Information provided →
========
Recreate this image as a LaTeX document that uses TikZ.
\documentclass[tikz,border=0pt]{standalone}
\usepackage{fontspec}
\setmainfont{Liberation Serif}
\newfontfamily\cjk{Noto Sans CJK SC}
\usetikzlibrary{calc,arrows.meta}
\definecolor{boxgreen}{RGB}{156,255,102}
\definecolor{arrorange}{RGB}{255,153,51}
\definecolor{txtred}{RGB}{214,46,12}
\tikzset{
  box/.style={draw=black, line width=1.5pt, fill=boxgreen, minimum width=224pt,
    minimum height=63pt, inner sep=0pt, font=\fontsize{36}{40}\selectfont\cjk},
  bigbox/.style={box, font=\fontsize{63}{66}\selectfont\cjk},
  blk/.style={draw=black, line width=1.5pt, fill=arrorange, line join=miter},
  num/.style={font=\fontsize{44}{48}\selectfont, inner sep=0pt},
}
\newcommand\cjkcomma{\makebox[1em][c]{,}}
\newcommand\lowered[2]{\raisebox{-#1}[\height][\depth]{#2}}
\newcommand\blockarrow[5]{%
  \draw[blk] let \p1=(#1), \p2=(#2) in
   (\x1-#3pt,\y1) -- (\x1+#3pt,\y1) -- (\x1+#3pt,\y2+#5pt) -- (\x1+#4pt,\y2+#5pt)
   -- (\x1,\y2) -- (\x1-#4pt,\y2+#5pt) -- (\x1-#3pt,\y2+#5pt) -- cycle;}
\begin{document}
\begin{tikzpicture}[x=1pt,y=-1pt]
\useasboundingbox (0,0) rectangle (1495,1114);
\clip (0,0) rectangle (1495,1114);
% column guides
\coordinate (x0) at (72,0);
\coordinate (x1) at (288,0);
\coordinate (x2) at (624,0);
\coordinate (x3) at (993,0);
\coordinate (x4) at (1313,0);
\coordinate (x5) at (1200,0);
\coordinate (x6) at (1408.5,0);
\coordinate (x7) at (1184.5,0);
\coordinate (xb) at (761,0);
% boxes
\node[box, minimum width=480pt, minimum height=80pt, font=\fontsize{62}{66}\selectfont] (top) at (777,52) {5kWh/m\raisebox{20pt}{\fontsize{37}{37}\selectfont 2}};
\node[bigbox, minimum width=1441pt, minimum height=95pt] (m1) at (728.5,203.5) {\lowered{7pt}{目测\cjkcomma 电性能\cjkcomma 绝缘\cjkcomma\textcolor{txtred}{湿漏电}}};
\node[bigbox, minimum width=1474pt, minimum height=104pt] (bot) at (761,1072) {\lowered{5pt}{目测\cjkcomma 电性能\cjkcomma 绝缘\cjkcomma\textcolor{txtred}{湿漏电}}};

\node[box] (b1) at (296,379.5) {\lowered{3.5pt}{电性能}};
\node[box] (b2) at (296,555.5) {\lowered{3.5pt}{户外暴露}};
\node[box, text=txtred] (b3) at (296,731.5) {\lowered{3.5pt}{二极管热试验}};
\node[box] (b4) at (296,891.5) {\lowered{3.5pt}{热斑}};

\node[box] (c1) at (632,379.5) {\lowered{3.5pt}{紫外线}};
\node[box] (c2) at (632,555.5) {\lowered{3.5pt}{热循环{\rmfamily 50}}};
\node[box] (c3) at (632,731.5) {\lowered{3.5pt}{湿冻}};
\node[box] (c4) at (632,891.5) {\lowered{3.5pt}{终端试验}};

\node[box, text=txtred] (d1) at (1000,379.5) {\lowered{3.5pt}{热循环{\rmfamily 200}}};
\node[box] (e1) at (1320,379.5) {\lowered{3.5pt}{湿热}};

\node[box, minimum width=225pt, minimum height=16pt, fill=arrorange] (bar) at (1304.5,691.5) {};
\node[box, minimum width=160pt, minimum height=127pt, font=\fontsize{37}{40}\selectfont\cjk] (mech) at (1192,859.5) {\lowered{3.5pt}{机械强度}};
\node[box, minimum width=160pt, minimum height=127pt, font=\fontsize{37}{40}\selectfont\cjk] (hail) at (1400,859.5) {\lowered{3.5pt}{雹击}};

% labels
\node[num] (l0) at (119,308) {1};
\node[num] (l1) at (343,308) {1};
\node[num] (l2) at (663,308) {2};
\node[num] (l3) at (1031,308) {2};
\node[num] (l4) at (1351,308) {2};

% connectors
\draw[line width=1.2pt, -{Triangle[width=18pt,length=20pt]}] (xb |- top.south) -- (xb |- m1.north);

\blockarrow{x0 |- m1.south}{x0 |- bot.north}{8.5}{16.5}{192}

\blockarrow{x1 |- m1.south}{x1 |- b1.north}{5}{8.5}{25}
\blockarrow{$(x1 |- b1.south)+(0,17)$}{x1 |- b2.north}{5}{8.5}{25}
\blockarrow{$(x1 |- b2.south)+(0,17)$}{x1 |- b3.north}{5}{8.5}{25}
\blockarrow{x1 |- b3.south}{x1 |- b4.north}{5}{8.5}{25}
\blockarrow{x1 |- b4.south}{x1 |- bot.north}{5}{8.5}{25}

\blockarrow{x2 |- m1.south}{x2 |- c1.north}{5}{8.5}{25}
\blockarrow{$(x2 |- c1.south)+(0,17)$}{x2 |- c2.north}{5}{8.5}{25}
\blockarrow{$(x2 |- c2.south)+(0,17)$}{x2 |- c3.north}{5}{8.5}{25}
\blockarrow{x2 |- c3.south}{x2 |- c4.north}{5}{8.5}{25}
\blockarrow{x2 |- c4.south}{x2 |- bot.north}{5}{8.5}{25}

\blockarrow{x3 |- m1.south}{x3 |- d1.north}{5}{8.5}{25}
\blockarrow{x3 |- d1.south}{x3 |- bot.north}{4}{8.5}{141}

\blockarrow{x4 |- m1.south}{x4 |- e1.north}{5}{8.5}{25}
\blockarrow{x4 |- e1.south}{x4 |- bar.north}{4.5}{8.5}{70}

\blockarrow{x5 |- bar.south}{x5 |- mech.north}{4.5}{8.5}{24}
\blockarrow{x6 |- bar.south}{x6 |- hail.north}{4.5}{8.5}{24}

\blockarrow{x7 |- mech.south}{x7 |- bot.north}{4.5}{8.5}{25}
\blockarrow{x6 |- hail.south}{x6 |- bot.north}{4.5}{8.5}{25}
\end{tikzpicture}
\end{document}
========
Aim → Return the material in full, exactly as shown.

Final result →
Recreate this image as a LaTeX document that uses TikZ.
\documentclass[tikz,border=0pt]{standalone}
\usepackage{fontspec}
\setmainfont{Liberation Serif}
\newfontfamily\cjk{Noto Sans CJK SC}
\usetikzlibrary{calc,arrows.meta}
\definecolor{boxgreen}{RGB}{156,255,102}
\definecolor{arrorange}{RGB}{255,153,51}
\definecolor{txtred}{RGB}{214,46,12}
\tikzset{
  box/.style={draw=black, line width=1.5pt, fill=boxgreen, minimum width=224pt,
    minimum height=63pt, inner sep=0pt, font=\fontsize{36}{40}\selectfont\cjk},
  bigbox/.style={box, font=\fontsize{63}{66}\selectfont\cjk},
  blk/.style={draw=black, line width=1.5pt, fill=arrorange, line join=miter},
  num/.style={font=\fontsize{44}{48}\selectfont, inner sep=0pt},
}
\newcommand\cjkcomma{\makebox[1em][c]{,}}
\newcommand\lowered[2]{\raisebox{-#1}[\height][\depth]{#2}}
\newcommand\blockarrow[5]{%
  \draw[blk] let \p1=(#1), \p2=(#2) in
   (\x1-#3pt,\y1) -- (\x1+#3pt,\y1) -- (\x1+#3pt,\y2+#5pt) -- (\x1+#4pt,\y2+#5pt)
   -- (\x1,\y2) -- (\x1-#4pt,\y2+#5pt) -- (\x1-#3pt,\y2+#5pt) -- cycle;}
\begin{document}
\begin{tikzpicture}[x=1pt,y=-1pt]
\useasboundingbox (0,0) rectangle (1495,1114);
\clip (0,0) rectangle (1495,1114);
% column guides
\coordinate (x0) at (72,0);
\coordinate (x1) at (288,0);
\coordinate (x2) at (624,0);
\coordinate (x3) at (993,0);
\coordinate (x4) at (1313,0);
\coordinate (x5) at (1200,0);
\coordinate (x6) at (1408.5,0);
\coordinate (x7) at (1184.5,0);
\coordinate (xb) at (761,0);
% boxes
\node[box, minimum width=480pt, minimum height=80pt, font=\fontsize{62}{66}\selectfont] (top) at (777,52) {5kWh/m\raisebox{20pt}{\fontsize{37}{37}\selectfont 2}};
\node[bigbox, minimum width=1441pt, minimum height=95pt] (m1) at (728.5,203.5) {\lowered{7pt}{目测\cjkcomma 电性能\cjkcomma 绝缘\cjkcomma\textcolor{txtred}{湿漏电}}};
\node[bigbox, minimum width=1474pt, minimum height=104pt] (bot) at (761,1072) {\lowered{5pt}{目测\cjkcomma 电性能\cjkcomma 绝缘\cjkcomma\textcolor{txtred}{湿漏电}}};

\node[box] (b1) at (296,379.5) {\lowered{3.5pt}{电性能}};
\node[box] (b2) at (296,555.5) {\lowered{3.5pt}{户外暴露}};
\node[box, text=txtred] (b3) at (296,731.5) {\lowered{3.5pt}{二极管热试验}};
\node[box] (b4) at (296,891.5) {\lowered{3.5pt}{热斑}};

\node[box] (c1) at (632,379.5) {\lowered{3.5pt}{紫外线}};
\node[box] (c2) at (632,555.5) {\lowered{3.5pt}{热循环{\rmfamily 50}}};
\node[box] (c3) at (632,731.5) {\lowered{3.5pt}{湿冻}};
\node[box] (c4) at (632,891.5) {\lowered{3.5pt}{终端试验}};

\node[box, text=txtred] (d1) at (1000,379.5) {\lowered{3.5pt}{热循环{\rmfamily 200}}};
\node[box] (e1) at (1320,379.5) {\lowered{3.5pt}{湿热}};

\node[box, minimum width=225pt, minimum height=16pt, fill=arrorange] (bar) at (1304.5,691.5) {};
\node[box, minimum width=160pt, minimum height=127pt, font=\fontsize{37}{40}\selectfont\cjk] (mech) at (1192,859.5) {\lowered{3.5pt}{机械强度}};
\node[box, minimum width=160pt, minimum height=127pt, font=\fontsize{37}{40}\selectfont\cjk] (hail) at (1400,859.5) {\lowered{3.5pt}{雹击}};

% labels
\node[num] (l0) at (119,308) {1};
\node[num] (l1) at (343,308) {1};
\node[num] (l2) at (663,308) {2};
\node[num] (l3) at (1031,308) {2};
\node[num] (l4) at (1351,308) {2};

% connectors
\draw[line width=1.2pt, -{Triangle[width=18pt,length=20pt]}] (xb |- top.south) -- (xb |- m1.north);

\blockarrow{x0 |- m1.south}{x0 |- bot.north}{8.5}{16.5}{192}

\blockarrow{x1 |- m1.south}{x1 |- b1.north}{5}{8.5}{25}
\blockarrow{$(x1 |- b1.south)+(0,17)$}{x1 |- b2.north}{5}{8.5}{25}
\blockarrow{$(x1 |- b2.south)+(0,17)$}{x1 |- b3.north}{5}{8.5}{25}
\blockarrow{x1 |- b3.south}{x1 |- b4.north}{5}{8.5}{25}
\blockarrow{x1 |- b4.south}{x1 |- bot.north}{5}{8.5}{25}

\blockarrow{x2 |- m1.south}{x2 |- c1.north}{5}{8.5}{25}
\blockarrow{$(x2 |- c1.south)+(0,17)$}{x2 |- c2.north}{5}{8.5}{25}
\blockarrow{$(x2 |- c2.south)+(0,17)$}{x2 |- c3.north}{5}{8.5}{25}
\blockarrow{x2 |- c3.south}{x2 |- c4.north}{5}{8.5}{25}
\blockarrow{x2 |- c4.south}{x2 |- bot.north}{5}{8.5}{25}

\blockarrow{x3 |- m1.south}{x3 |- d1.north}{5}{8.5}{25}
\blockarrow{x3 |- d1.south}{x3 |- bot.north}{4}{8.5}{141}

\blockarrow{x4 |- m1.south}{x4 |- e1.north}{5}{8.5}{25}
\blockarrow{x4 |- e1.south}{x4 |- bar.north}{4.5}{8.5}{70}

\blockarrow{x5 |- bar.south}{x5 |- mech.north}{4.5}{8.5}{24}
\blockarrow{x6 |- bar.south}{x6 |- hail.north}{4.5}{8.5}{24}

\blockarrow{x7 |- mech.south}{x7 |- bot.north}{4.5}{8.5}{25}
\blockarrow{x6 |- hail.south}{x6 |- bot.north}{4.5}{8.5}{25}
\end{tikzpicture}
\end{document}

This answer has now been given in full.